Up until today, internet service providers have advertised their top speeds, so long as at least 10 percent of its user base could achieve the displayed “up to” peak download speed. Enforcing strict new rules that were announced last year, ISPs will now have to shake up their advertisement practices, catering to a much larger portion of its customers.
The Advertising Standards Authority (ASA) and the Committees of Advertising Practice (CAP) revealed the changes in November 2017, which ditches “up to” entirely in favour of a collected average achieved by at least 50 percent of customers during peak times, from 8pm to 10pm.
“From today, consumers will see a difference in broadband ads that make claims about speed as this new, tougher, standard is enforced,” assures ASA chief executive Guy Parker. “We’ll be making sure consumers aren’t misled by speed claims in ads, not least because choosing the right broadband deal has become such an important part of running a household or business.”
While it isn’t a requirement of the newly enforced rules, CAP is also pushing ISPs to be as transparent as possible by recommending they urge their customers to use speed-checking facilities such as their own tools or Ookla’s SpeedTest.
“These changes will mean that broadband providers will no longer be able to entice customers with unrealistic adverts promising speeds that most of their customers may never get,” adds Which? managing director of home services Alex Neill, stating that it will “be watching closely to make sure providers are finally living up to their promises.”
Ofcom shares a similar sentiment with consumer group director Lindsey Fussell stating that “these new rules will make a real difference in closing the gap between what broadband shoppers expect and what they actually receive.
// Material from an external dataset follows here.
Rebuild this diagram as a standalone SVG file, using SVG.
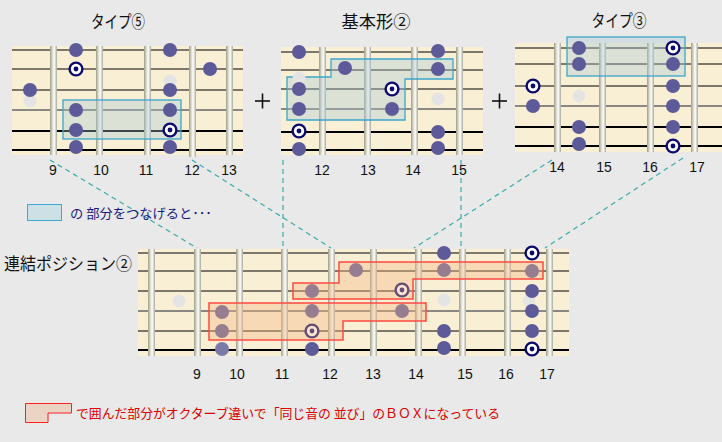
<svg xmlns="http://www.w3.org/2000/svg" xmlns:xlink="http://www.w3.org/1999/xlink" width="722" height="442" viewBox="0 0 722 442">
<style>
.board{fill:#f8efd5}
.s{stroke:#000;stroke-width:1}
.s4{stroke:#666;stroke-width:1.6}
.sb{stroke:#000;stroke-width:2}
.fret{fill:url(#fg)}
.dot{fill:#5c5a98}
.ghost{fill:#e4e4e4}
.blue{fill:#a8c8d8;fill-opacity:0.35;stroke:#3aa6cc;stroke-width:1.3}
.red{fill:#f5b880;fill-opacity:0.38;stroke:#ff4a40;stroke-width:1.5}
.conn line{stroke:#3aabab;stroke-width:1.2;stroke-dasharray:5 4;fill:none}
.title{font-family:"Noto Sans CJK JP",sans-serif;font-size:17px;fill:#111;text-anchor:middle}
.num{font-family:"Liberation Sans","DejaVu Sans",sans-serif;font-size:14px;fill:#111;text-anchor:middle}
.plus{stroke:#111;stroke-width:1.6}
</style>
<defs>
<linearGradient id="fg" x1="0" x2="1" y1="0" y2="0">
<stop offset="0" stop-color="#a09c80"/>
<stop offset="0.3" stop-color="#d4d4c8"/>
<stop offset="0.6" stop-color="#ffffff"/>
<stop offset="1" stop-color="#a8a898"/>
</linearGradient>
<g id="T"><circle r="7.6" fill="#0a0a6e"/><circle r="5.2" fill="#fff"/><circle r="2.4" fill="#0a0a6e"/></g>
<circle id="D" r="7" class="dot"/>
<circle id="G" r="6.5" class="ghost"/>
</defs>
<rect width="722" height="442" fill="#e8e9e8"/>

<g id="conn" class="conn">
<line x1="50" y1="160" x2="197" y2="248"/>
<line x1="192" y1="160" x2="331" y2="248"/>
<line x1="283" y1="160" x2="283" y2="248"/>
<line x1="461" y1="160" x2="461" y2="248"/>
<line x1="552" y1="160" x2="414" y2="248"/>
<line x1="683" y1="158" x2="545" y2="248"/>
</g>

<g id="type5">
<text class="title" x="118" y="28" textLength="54" lengthAdjust="spacingAndGlyphs">タイプ⑤</text>
<rect class="board" x="12" y="46" width="231" height="109"/>
<line class="s" x1="12" y1="50" x2="243" y2="50"/>
<line class="s" x1="12" y1="69" x2="243" y2="69"/>
<line class="s" x1="12" y1="90" x2="243" y2="90"/>
<line class="s4" x1="12" y1="110" x2="243" y2="110"/>
<line class="sb" x1="12" y1="131" x2="243" y2="131"/>
<line class="sb" x1="12" y1="150" x2="243" y2="150"/>
<rect class="fret" x="50" y="46" width="7" height="109"/>
<rect class="fret" x="96" y="46" width="7" height="109"/>
<rect class="fret" x="144" y="46" width="7" height="109"/>
<rect class="fret" x="189" y="46" width="7" height="111"/>
<rect class="fret" x="226" y="46" width="7" height="109"/>
<rect class="blue" x="63" y="100" width="118" height="39"/>
<use href="#G" x="30" y="101"/><use href="#D" x="30" y="90"/>
<use href="#D" x="76" y="50"/><use href="#T" x="76" y="69"/><use href="#D" x="76" y="110"/><use href="#D" x="76" y="130"/><use href="#D" x="76" y="147"/>
<use href="#G" x="170" y="81"/><use href="#D" x="170" y="50"/><use href="#D" x="170" y="90"/><use href="#D" x="170" y="110"/><use href="#T" x="170" y="130"/><use href="#D" x="170" y="147"/>
<use href="#D" x="210" y="69"/>
<text class="num" x="53" y="175">9</text>
<text class="num" x="101" y="175">10</text>
<text class="num" x="146" y="175">11</text>
<text class="num" x="192" y="175">12</text>
<text class="num" x="229" y="175">13</text>
</g>

<g id="plus1"><line class="plus" x1="255" y1="101" x2="270" y2="101"/><line class="plus" x1="262.5" y1="93.5" x2="262.5" y2="108.5"/></g>

<g id="basic2">
<text class="title" x="376" y="28" textLength="69" lengthAdjust="spacingAndGlyphs">基本形②</text>
<rect class="board" x="281" y="47" width="202" height="108"/>
<line class="s" x1="281" y1="52" x2="483" y2="52"/>
<line class="s" x1="281" y1="70" x2="483" y2="70"/>
<line class="s" x1="281" y1="89" x2="483" y2="89"/>
<line class="s4" x1="281" y1="109" x2="483" y2="109"/>
<line class="sb" x1="281" y1="132" x2="483" y2="132"/>
<line class="sb" x1="281" y1="150" x2="483" y2="150"/>
<rect class="fret" x="319" y="47" width="7" height="108"/>
<rect class="fret" x="364" y="47" width="7" height="108"/>
<rect class="fret" x="411" y="47" width="7" height="108"/>
<rect class="fret" x="456" y="47" width="7" height="108"/>
<polygon class="blue" points="287,77 331,77 331,59 453,59 453,79 405,79 405,120 287,120"/>
<use href="#G" x="299" y="78"/><use href="#D" x="299" y="52"/><use href="#D" x="299" y="89"/><use href="#D" x="299" y="109"/><use href="#T" x="299" y="131"/><use href="#D" x="299" y="149"/>
<use href="#D" x="345" y="68"/>
<use href="#T" x="392" y="89"/><use href="#D" x="392" y="109"/>
<use href="#G" x="438" y="99"/><use href="#D" x="438" y="51"/><use href="#D" x="438" y="69"/><use href="#D" x="438" y="132"/><use href="#D" x="438" y="148"/>
<text class="num" x="322" y="175">12</text>
<text class="num" x="368" y="175">13</text>
<text class="num" x="413" y="175">14</text>
<text class="num" x="459" y="175">15</text>
</g>

<g id="plus2"><line class="plus" x1="492" y1="101" x2="507" y2="101"/><line class="plus" x1="499.5" y1="93.5" x2="499.5" y2="108.5"/></g>

<g id="type3">
<text class="title" x="619" y="27" textLength="55" lengthAdjust="spacingAndGlyphs">タイプ③</text>
<rect class="board" x="515" y="43" width="207" height="109"/>
<line class="s" x1="515" y1="48" x2="722" y2="48"/>
<line class="s" x1="515" y1="64" x2="722" y2="64"/>
<line class="s" x1="515" y1="86" x2="722" y2="86"/>
<line class="s4" x1="515" y1="106" x2="722" y2="106"/>
<line class="sb" x1="515" y1="127" x2="722" y2="127"/>
<line class="sb" x1="515" y1="146" x2="722" y2="146"/>
<rect class="fret" x="554" y="43" width="7" height="109"/>
<rect class="fret" x="599" y="43" width="7" height="109"/>
<rect class="fret" x="647" y="43" width="7" height="109"/>
<rect class="fret" x="691" y="43" width="7" height="109"/>
<rect class="blue" x="567" y="37" width="118" height="39"/>
<use href="#T" x="533" y="86"/><use href="#D" x="533" y="106"/>
<use href="#G" x="579" y="96"/><use href="#D" x="579" y="48"/><use href="#D" x="579" y="64"/><use href="#D" x="579" y="127"/><use href="#D" x="579" y="144"/>
<use href="#T" x="673" y="48"/><use href="#D" x="673" y="64"/><use href="#D" x="673" y="86"/><use href="#D" x="673" y="106"/><use href="#D" x="673" y="127"/><use href="#T" x="673" y="146"/>
<text class="num" x="557" y="172">14</text>
<text class="num" x="604" y="172">15</text>
<text class="num" x="650" y="172">16</text>
<text class="num" x="697" y="172">17</text>
</g>

<g id="legend1">
<rect x="27.5" y="204.5" width="34" height="16" fill="#cde0e6" stroke="#3aa8d8" stroke-width="1"/>
<text x="70" y="218" font-family="'Noto Sans CJK JP',sans-serif" font-size="13" fill="#1a1a80" textLength="142" lengthAdjust="spacingAndGlyphs">の 部分をつなげると･･･</text>
</g>

<g id="linked2">
<text x="4" y="270" font-family="'Noto Sans CJK JP',sans-serif" font-size="17" fill="#111" textLength="128" lengthAdjust="spacingAndGlyphs">連結ポジション②</text>
<rect class="board" x="138" y="249" width="431" height="107"/>
<line class="s" x1="138" y1="253" x2="569" y2="253"/>
<line class="s" x1="138" y1="271" x2="569" y2="271"/>
<line class="s" x1="138" y1="291" x2="569" y2="291"/>
<line class="s4" x1="138" y1="311" x2="569" y2="311"/>
<line class="s" x1="138" y1="331" x2="569" y2="331" stroke-width="1.4"/>
<line class="sb" x1="138" y1="350" x2="569" y2="350"/>
<rect class="fret" x="148" y="249" width="7" height="107"/>
<rect class="fret" x="194" y="249" width="7" height="107"/>
<rect class="fret" x="236" y="249" width="7" height="107"/>
<rect class="fret" x="281" y="249" width="7" height="107"/>
<rect class="fret" x="328" y="249" width="7" height="107"/>
<rect class="fret" x="370" y="249" width="7" height="107"/>
<rect class="fret" x="415" y="249" width="7" height="107"/>
<rect class="fret" x="459" y="249" width="7" height="107"/>
<rect class="fret" x="504" y="249" width="7" height="107"/>
<rect class="fret" x="546" y="249" width="7" height="107"/>
<use href="#G" x="179" y="301"/>
<use href="#D" x="222" y="312"/><use href="#D" x="222" y="331"/><circle cx="222" cy="349" r="7" fill="#7c7aa8"/>
<use href="#D" x="312" y="291"/><use href="#D" x="312" y="311"/><use href="#T" x="312" y="331"/><use href="#D" x="312" y="349"/>
<use href="#D" x="356" y="270"/>
<use href="#T" x="402" y="290"/><use href="#D" x="402" y="311"/>
<use href="#G" x="444" y="300"/><use href="#D" x="444" y="253"/><use href="#D" x="444" y="270"/><use href="#D" x="444" y="331"/><use href="#D" x="444" y="348"/>
<use href="#G" x="529" y="301"/>
<use href="#T" x="532" y="253"/><use href="#D" x="532" y="271"/><use href="#D" x="532" y="291"/><use href="#D" x="532" y="311"/><use href="#D" x="532" y="331"/><use href="#T" x="532" y="349"/>
<polygon class="red" points="293,283 339,283 339,262 543,262 543,279 413,279 413,299 293,299"/>
<polygon class="red" points="209,303 426,303 426,321 343,321 343,340 209,340"/>
<text class="num" x="197" y="379">9</text>
<text class="num" x="237" y="379">10</text>
<text class="num" x="282" y="379">11</text>
<text class="num" x="330" y="379">12</text>
<text class="num" x="373" y="379">13</text>
<text class="num" x="416" y="379">14</text>
<text class="num" x="465" y="379">15</text>
<text class="num" x="506" y="379">16</text>
<text class="num" x="547" y="379">17</text>
</g>

<g id="legend2">
<polygon points="25.5,403.5 71.5,403.5 71.5,413 48,413 48,422.5 25.5,422.5" fill="#ecd4c4" stroke="#ff2020" stroke-width="1"/>
<text x="76" y="418" font-family="'Noto Sans CJK JP',sans-serif" font-size="13" fill="#dd0000" textLength="424" lengthAdjust="spacingAndGlyphs">で囲んだ部分がオクターブ違いで「同じ音の 並び」のＢＯＸになっている</text>
</g>
</svg>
We’re also making sure broadband providers give people better information upfront, as well as giving customers the right to leave their contract penalty free if their provider fails to deliver the speeds they promised.”
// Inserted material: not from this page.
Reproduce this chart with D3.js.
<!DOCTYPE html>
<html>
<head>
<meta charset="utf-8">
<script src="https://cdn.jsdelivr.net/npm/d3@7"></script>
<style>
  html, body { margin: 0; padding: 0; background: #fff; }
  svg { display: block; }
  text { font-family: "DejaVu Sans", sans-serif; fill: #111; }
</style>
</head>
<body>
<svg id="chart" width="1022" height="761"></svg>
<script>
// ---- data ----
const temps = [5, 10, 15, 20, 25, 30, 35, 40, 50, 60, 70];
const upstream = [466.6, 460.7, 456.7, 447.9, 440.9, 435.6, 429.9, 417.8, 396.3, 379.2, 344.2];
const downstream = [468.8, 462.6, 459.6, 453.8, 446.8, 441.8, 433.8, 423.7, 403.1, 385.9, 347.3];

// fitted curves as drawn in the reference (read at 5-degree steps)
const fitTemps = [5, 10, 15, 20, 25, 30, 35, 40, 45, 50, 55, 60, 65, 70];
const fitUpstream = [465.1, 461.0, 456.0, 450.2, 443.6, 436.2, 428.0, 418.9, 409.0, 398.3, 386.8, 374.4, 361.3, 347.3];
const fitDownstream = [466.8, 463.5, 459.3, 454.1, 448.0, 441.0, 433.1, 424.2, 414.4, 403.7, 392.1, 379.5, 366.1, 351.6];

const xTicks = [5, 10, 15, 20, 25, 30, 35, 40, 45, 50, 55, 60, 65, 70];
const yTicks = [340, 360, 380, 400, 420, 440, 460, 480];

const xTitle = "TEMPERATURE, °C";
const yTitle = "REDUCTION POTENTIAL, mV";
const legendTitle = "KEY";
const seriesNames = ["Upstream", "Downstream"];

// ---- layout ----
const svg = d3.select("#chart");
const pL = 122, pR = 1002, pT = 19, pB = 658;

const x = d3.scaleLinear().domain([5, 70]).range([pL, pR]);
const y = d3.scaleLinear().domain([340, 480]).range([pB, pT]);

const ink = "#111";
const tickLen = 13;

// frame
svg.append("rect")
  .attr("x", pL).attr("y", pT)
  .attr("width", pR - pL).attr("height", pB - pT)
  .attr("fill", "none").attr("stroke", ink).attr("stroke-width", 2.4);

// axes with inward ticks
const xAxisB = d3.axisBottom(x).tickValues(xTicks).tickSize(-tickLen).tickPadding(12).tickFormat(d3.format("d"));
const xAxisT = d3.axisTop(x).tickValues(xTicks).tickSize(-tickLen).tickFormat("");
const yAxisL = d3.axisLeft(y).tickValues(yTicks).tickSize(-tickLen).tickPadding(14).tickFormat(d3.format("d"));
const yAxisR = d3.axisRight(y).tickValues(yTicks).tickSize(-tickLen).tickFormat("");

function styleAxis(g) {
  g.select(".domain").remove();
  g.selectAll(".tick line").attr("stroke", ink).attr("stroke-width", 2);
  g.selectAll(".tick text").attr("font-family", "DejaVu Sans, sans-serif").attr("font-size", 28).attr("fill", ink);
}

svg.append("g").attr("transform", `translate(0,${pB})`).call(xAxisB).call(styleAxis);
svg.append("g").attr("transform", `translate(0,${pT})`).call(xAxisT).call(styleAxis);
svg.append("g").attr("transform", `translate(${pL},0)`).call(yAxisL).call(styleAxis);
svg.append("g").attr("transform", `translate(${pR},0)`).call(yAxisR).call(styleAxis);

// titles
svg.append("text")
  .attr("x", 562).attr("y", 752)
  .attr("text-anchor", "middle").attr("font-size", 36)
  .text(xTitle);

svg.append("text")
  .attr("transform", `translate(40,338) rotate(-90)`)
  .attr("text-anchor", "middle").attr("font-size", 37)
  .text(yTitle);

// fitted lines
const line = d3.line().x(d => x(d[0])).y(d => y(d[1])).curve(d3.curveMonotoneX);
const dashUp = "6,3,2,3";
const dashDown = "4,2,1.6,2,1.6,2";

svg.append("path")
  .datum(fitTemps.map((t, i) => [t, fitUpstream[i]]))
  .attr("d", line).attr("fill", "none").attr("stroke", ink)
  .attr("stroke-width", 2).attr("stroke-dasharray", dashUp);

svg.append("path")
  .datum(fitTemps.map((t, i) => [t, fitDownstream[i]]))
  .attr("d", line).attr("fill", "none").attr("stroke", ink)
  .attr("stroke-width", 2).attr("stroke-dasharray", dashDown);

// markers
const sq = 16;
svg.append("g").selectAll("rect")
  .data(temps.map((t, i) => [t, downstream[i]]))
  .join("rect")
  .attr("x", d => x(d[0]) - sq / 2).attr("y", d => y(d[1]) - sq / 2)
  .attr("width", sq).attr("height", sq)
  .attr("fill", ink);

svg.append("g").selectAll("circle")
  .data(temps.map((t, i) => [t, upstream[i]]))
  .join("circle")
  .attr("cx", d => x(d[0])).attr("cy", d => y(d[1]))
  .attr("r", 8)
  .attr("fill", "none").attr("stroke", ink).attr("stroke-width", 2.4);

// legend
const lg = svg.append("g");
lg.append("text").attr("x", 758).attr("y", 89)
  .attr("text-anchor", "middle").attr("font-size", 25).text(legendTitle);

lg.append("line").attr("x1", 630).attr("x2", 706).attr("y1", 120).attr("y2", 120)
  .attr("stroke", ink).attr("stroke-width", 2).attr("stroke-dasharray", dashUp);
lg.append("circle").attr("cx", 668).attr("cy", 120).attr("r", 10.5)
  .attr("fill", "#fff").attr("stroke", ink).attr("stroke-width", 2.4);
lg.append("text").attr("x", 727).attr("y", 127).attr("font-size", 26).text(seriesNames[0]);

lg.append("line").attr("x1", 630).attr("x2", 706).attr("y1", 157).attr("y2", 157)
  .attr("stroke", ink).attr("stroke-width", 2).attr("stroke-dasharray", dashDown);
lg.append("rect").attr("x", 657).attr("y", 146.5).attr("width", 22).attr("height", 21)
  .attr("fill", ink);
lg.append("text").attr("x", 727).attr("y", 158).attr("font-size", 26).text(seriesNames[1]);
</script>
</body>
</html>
Unfortunately, not everyone shares the same sentiment, with some claiming that the new system will cause confusion among customers and offer new windows for ISPs to abuse the system to appear faster than competitors. This, however, ignores that much of rural UK still suffers from significantly lower speeds than their city counterparts, meaning that the new system will still be beneficial for the majority.
KitGuru Says: I’ve long thought that “up to” speeds were entirely misleading, particularly when the majority of the population isn’t in tune with technology and its accompanying terminology. The new rules should hopefully be better for the everyday person when shopping around to the best internet in their area.